** REQUIREMENTS **
Print only the lines from the top of the data through the line with "const data = years.map((year, i)", both included, skipping every picture.

** PROVIDED MATERIAL **

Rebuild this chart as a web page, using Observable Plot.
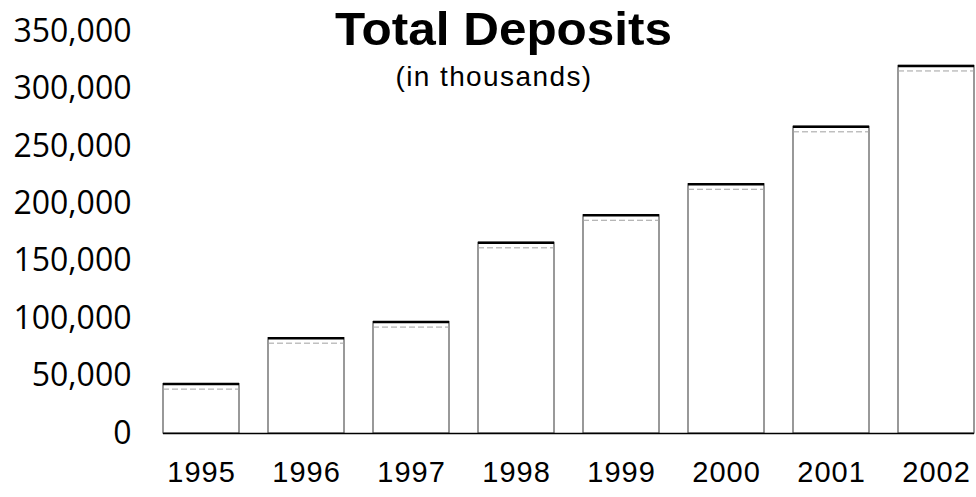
<!DOCTYPE html>
<html>
<head>
<meta charset="utf-8">
<script src="https://cdn.jsdelivr.net/npm/d3@7"></script>
<script src="https://cdn.jsdelivr.net/npm/@observablehq/plot@0.6"></script>
<style>
  html, body { margin: 0; padding: 0; background: #fff; }
  #wrap { position: relative; width: 976px; height: 497px; overflow: hidden; }
  #title { position: absolute; top: 1px; left: 0; white-space: nowrap; line-height: normal;
    font-family: "Liberation Sans Narrow", "Liberation Sans", sans-serif; font-weight: bold;
    font-size: 47px; color: #000; transform-origin: 0 0; }
  #subtitle { position: absolute; top: 0; left: 0; white-space: nowrap; line-height: 1;
    font-family: "Liberation Sans", Arial, sans-serif; font-size: 28px; letter-spacing: 1.4px; color: #000; }
</style>
</head>
<body>
<div id="wrap">
  <div id="chart"></div>
  <div id="title">Total Deposits</div>
  <div id="subtitle">(in thousands)</div>
</div>
<script>
const years = ["1995", "1996", "1997", "1998", "1999", "2000", "2001", "2002"];
const deposits = [43000, 83000, 97000, 166000, 190000, 217000, 267000, 320000];
const yTicks = [0, 50000, 100000, 150000, 200000, 250000, 300000, 350000];

const data = years.map((year, i) => ({year, value: deposits[i]}));

const chart = Plot.plot({
  width: 976,
  height: 497,
  marginLeft: 163,
  marginRight: 2,
  marginTop: 31,
  marginBottom: 64,
  style: {background: "white", color: "#000"},
  x: {domain: years, paddingInner: 0.28, paddingOuter: 0, label: null},
  y: {domain: [0, 350000], label: null},
  marks: [
    Plot.barY(data, {x: "year", y: "value", fill: "white", stroke: "#555", strokeWidth: 1.2}),
    Plot.tickY(data, {x: "year", y: "value", dy: 5, stroke: "#a0a0a0", strokeWidth: 1, strokeDasharray: "6,3"}),
    Plot.tickY(data, {x: "year", y: "value", stroke: "#000", strokeWidth: 2.5}),
    Plot.ruleY([0], {stroke: "#000", strokeWidth: 1.5}),
    Plot.axisY({ticks: yTicks, tickSize: 0, tickPadding: 32, tickFormat: d3.format(","),
      fontSize: 32, fontFamily: "Open Sans, Noto Sans, sans-serif"}),
    Plot.axisX({tickSize: 0, tickPadding: 28, fontSize: 29, fontFamily: "Liberation Sans, Arial, sans-serif"})
  ]
});
document.getElementById("chart").appendChild(chart);
d3.select(chart).selectAll('g[aria-label="x-axis tick label"] text').style("letter-spacing", "1px");

// Title: fit to measured width and center
const title = document.getElementById("title");
const tw = title.getBoundingClientRect().width;
const targetW = 337;
const sx = targetW / tw;
title.style.transform = `scaleX(${sx})`;
title.style.left = (503 - targetW / 2) + "px";

const sub = document.getElementById("subtitle");
const sw = sub.getBoundingClientRect().width;
sub.style.left = (494 - sw / 2) + "px";
sub.style.top = "63px";
</script>
</body>
</html>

** SOLVED PROBLEM **
Rebuild this chart as a web page, using Observable Plot.
<!DOCTYPE html>
<html>
<head>
<meta charset="utf-8">
<script src="https://cdn.jsdelivr.net/npm/d3@7"></script>
<script src="https://cdn.jsdelivr.net/npm/@observablehq/plot@0.6"></script>
<style>
  html, body { margin: 0; padding: 0; background: #fff; }
  #wrap { position: relative; width: 976px; height: 497px; overflow: hidden; }
  #title { position: absolute; top: 1px; left: 0; white-space: nowrap; line-height: normal;
    font-family: "Liberation Sans Narrow", "Liberation Sans", sans-serif; font-weight: bold;
    font-size: 47px; color: #000; transform-origin: 0 0; }
  #subtitle { position: absolute; top: 0; left: 0; white-space: nowrap; line-height: 1;
    font-family: "Liberation Sans", Arial, sans-serif; font-size: 28px; letter-spacing: 1.4px; color: #000; }
</style>
</head>
<body>
<div id="wrap">
  <div id="chart"></div>
  <div id="title">Total Deposits</div>
  <div id="subtitle">(in thousands)</div>
</div>
<script>
const years = ["1995", "1996", "1997", "1998", "1999", "2000", "2001", "2002"];
const deposits = [43000, 83000, 97000, 166000, 190000, 217000, 267000, 320000];
const yTicks = [0, 50000, 100000, 150000, 200000, 250000, 300000, 350000];

const data = years.map((year, i) => ({year, value: deposits[i]}));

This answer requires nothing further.